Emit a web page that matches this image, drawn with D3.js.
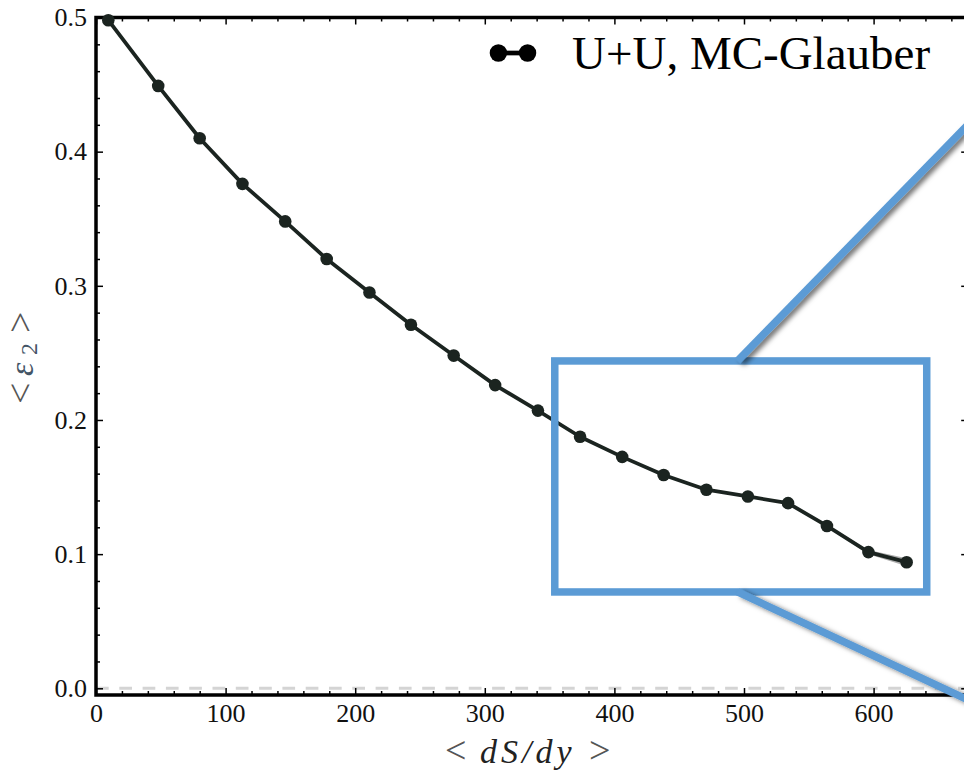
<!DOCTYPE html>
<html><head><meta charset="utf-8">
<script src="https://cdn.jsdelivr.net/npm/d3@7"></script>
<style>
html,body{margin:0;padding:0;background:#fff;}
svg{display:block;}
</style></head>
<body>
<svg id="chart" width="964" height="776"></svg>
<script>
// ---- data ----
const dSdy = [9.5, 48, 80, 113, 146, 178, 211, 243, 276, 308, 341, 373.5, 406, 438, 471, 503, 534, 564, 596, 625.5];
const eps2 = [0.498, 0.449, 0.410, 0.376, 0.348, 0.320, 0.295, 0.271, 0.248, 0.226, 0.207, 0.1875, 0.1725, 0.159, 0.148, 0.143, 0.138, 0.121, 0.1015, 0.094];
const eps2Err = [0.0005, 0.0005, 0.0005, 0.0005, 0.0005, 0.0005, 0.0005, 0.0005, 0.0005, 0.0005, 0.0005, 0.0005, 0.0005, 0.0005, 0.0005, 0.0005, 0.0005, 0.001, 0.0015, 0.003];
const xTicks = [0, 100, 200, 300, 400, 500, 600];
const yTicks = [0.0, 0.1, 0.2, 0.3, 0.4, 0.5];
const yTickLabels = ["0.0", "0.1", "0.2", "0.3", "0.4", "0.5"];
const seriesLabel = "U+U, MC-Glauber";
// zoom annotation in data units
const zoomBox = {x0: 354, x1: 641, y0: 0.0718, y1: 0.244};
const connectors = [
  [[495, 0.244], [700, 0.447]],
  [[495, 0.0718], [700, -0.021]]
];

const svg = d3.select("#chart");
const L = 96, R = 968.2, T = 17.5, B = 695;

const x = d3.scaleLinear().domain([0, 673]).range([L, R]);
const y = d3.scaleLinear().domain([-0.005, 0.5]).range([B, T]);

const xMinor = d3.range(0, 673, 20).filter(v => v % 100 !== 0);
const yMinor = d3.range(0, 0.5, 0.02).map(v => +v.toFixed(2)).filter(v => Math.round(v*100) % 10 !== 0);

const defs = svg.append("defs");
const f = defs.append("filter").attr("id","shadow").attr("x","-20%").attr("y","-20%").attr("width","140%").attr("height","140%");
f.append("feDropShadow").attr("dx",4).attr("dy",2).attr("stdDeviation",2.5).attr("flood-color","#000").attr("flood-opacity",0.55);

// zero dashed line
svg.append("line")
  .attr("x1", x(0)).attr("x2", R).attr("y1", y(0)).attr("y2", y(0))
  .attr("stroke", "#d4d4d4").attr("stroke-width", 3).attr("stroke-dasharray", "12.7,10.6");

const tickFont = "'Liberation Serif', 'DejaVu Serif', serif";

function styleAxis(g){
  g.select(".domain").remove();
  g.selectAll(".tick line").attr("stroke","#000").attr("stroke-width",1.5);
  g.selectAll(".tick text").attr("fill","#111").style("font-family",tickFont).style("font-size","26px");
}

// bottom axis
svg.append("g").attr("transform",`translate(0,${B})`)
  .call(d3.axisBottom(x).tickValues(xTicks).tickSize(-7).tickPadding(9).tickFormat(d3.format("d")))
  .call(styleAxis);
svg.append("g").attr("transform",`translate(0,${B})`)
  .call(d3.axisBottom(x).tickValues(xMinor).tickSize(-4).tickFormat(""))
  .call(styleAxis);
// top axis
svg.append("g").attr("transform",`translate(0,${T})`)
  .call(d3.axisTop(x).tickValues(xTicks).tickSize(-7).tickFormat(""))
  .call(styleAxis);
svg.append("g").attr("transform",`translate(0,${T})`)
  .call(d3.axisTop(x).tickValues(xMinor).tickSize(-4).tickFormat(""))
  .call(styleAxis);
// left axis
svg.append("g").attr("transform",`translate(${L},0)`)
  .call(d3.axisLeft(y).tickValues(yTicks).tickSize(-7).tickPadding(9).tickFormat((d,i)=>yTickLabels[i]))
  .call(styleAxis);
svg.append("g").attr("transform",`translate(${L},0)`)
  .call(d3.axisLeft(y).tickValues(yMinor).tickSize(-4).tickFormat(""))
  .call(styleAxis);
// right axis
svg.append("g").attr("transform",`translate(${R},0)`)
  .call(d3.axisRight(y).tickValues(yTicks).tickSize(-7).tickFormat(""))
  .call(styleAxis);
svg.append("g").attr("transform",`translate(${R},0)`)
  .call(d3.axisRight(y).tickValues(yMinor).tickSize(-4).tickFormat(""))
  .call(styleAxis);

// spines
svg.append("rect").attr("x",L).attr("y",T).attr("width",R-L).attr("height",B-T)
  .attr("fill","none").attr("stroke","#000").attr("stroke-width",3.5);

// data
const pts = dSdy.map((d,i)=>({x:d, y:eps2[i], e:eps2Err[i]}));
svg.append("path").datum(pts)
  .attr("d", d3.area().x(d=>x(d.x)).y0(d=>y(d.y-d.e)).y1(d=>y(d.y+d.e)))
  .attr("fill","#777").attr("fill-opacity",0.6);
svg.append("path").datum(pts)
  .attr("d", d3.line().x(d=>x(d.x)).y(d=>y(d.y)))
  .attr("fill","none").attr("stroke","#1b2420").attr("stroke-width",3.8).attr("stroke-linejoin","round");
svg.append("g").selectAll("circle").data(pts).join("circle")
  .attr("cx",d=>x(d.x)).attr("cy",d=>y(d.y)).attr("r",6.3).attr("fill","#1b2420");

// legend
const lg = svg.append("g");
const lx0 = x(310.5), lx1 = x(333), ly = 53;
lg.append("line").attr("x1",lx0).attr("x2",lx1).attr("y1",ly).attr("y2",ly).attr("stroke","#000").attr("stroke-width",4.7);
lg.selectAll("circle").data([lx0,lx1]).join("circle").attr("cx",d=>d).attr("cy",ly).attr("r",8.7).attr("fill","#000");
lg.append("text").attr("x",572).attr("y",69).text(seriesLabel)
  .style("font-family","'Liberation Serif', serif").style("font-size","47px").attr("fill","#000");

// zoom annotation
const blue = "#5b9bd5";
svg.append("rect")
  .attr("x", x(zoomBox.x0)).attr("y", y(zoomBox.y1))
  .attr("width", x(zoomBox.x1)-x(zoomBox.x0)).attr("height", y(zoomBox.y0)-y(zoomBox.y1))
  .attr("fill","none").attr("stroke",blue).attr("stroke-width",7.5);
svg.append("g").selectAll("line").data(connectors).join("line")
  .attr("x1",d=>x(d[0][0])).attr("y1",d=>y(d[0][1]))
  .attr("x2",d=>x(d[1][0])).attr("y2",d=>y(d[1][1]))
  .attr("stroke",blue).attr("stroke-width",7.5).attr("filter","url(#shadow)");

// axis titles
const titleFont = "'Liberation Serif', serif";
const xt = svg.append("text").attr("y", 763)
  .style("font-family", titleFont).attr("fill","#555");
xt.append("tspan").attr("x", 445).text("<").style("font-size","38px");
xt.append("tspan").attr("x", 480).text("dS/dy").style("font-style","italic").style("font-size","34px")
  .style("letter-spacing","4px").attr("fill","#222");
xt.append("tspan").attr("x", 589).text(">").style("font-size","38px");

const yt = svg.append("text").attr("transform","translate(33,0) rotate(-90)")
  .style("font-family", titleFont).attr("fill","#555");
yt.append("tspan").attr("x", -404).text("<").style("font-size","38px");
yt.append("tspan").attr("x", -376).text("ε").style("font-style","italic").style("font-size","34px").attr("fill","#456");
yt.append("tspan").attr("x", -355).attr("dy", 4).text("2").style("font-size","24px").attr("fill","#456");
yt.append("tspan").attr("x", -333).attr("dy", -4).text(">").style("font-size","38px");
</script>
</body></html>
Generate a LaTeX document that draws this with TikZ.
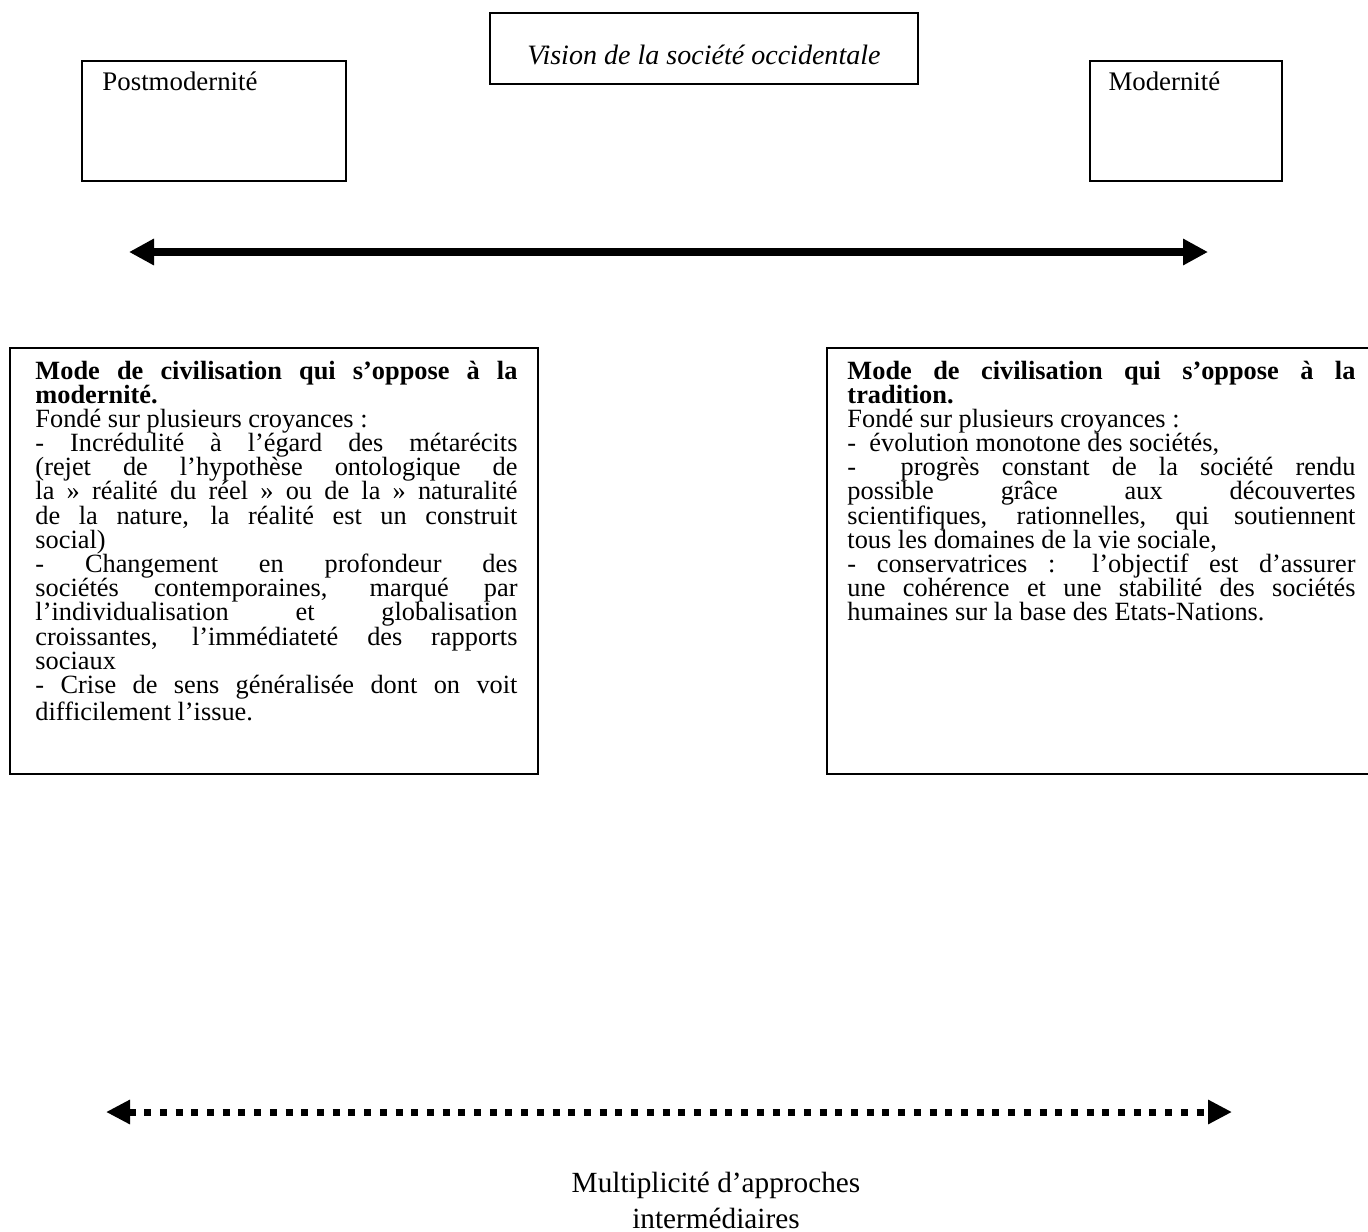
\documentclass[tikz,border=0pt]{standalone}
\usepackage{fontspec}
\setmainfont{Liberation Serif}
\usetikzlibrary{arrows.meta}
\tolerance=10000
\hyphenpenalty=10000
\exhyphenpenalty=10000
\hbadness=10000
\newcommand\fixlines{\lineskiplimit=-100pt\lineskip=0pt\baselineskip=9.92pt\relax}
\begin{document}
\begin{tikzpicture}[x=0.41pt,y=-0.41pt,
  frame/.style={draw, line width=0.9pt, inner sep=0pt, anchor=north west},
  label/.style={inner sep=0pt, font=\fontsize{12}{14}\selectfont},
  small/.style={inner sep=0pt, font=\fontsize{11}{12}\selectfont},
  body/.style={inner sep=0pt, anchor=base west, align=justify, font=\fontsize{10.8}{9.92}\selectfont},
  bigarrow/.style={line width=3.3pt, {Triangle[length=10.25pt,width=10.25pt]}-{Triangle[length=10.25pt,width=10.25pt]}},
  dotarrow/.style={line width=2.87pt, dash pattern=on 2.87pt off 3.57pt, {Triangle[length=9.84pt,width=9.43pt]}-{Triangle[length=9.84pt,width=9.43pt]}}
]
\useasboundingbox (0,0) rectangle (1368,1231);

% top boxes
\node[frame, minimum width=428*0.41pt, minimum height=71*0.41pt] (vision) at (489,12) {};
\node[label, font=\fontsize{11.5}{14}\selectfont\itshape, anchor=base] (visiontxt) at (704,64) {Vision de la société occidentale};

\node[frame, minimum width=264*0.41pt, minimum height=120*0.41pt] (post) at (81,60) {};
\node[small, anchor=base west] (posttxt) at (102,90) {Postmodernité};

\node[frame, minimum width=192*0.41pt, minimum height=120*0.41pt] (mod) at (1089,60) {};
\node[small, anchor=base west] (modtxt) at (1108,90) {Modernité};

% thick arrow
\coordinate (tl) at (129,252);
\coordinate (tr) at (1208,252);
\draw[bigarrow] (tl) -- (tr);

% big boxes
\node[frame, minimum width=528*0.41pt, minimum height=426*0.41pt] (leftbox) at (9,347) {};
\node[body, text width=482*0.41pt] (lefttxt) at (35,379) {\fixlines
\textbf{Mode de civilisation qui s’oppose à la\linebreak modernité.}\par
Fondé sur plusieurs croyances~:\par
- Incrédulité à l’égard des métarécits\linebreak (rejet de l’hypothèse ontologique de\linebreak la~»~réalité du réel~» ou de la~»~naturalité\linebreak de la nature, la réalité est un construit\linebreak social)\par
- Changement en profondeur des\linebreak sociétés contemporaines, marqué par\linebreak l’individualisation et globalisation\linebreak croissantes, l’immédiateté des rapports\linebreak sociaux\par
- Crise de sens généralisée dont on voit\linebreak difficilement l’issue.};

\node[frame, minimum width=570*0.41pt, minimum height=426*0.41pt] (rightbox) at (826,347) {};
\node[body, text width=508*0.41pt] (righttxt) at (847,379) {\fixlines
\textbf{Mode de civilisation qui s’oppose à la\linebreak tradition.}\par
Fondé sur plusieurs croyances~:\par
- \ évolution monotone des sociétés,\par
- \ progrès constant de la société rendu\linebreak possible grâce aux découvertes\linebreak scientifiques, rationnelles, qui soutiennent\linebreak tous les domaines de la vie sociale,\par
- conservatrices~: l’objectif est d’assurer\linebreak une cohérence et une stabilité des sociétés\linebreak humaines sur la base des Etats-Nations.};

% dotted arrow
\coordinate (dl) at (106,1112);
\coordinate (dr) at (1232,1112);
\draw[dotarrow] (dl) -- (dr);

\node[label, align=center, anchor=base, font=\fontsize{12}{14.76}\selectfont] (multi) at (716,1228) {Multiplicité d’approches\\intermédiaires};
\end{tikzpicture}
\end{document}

## Directions
Repeat exactly, and only, the lines from the one containing "Generate a LaTeX" through the one containing "anchor=base] (visiontxt) at", both included, without the pictures.

## Output for this task
Generate a LaTeX document that draws this with TikZ.
\documentclass[tikz,border=0pt]{standalone}
\usepackage{fontspec}
\setmainfont{Liberation Serif}
\usetikzlibrary{arrows.meta}
\tolerance=10000
\hyphenpenalty=10000
\exhyphenpenalty=10000
\hbadness=10000
\newcommand\fixlines{\lineskiplimit=-100pt\lineskip=0pt\baselineskip=9.92pt\relax}
\begin{document}
\begin{tikzpicture}[x=0.41pt,y=-0.41pt,
  frame/.style={draw, line width=0.9pt, inner sep=0pt, anchor=north west},
  label/.style={inner sep=0pt, font=\fontsize{12}{14}\selectfont},
  small/.style={inner sep=0pt, font=\fontsize{11}{12}\selectfont},
  body/.style={inner sep=0pt, anchor=base west, align=justify, font=\fontsize{10.8}{9.92}\selectfont},
  bigarrow/.style={line width=3.3pt, {Triangle[length=10.25pt,width=10.25pt]}-{Triangle[length=10.25pt,width=10.25pt]}},
  dotarrow/.style={line width=2.87pt, dash pattern=on 2.87pt off 3.57pt, {Triangle[length=9.84pt,width=9.43pt]}-{Triangle[length=9.84pt,width=9.43pt]}}
]
\useasboundingbox (0,0) rectangle (1368,1231);

% top boxes
\node[frame, minimum width=428*0.41pt, minimum height=71*0.41pt] (vision) at (489,12) {};
\node[label, font=\fontsize{11.5}{14}\selectfont\itshape, anchor=base] (visiontxt) at (704,64) {Vision de la société occidentale};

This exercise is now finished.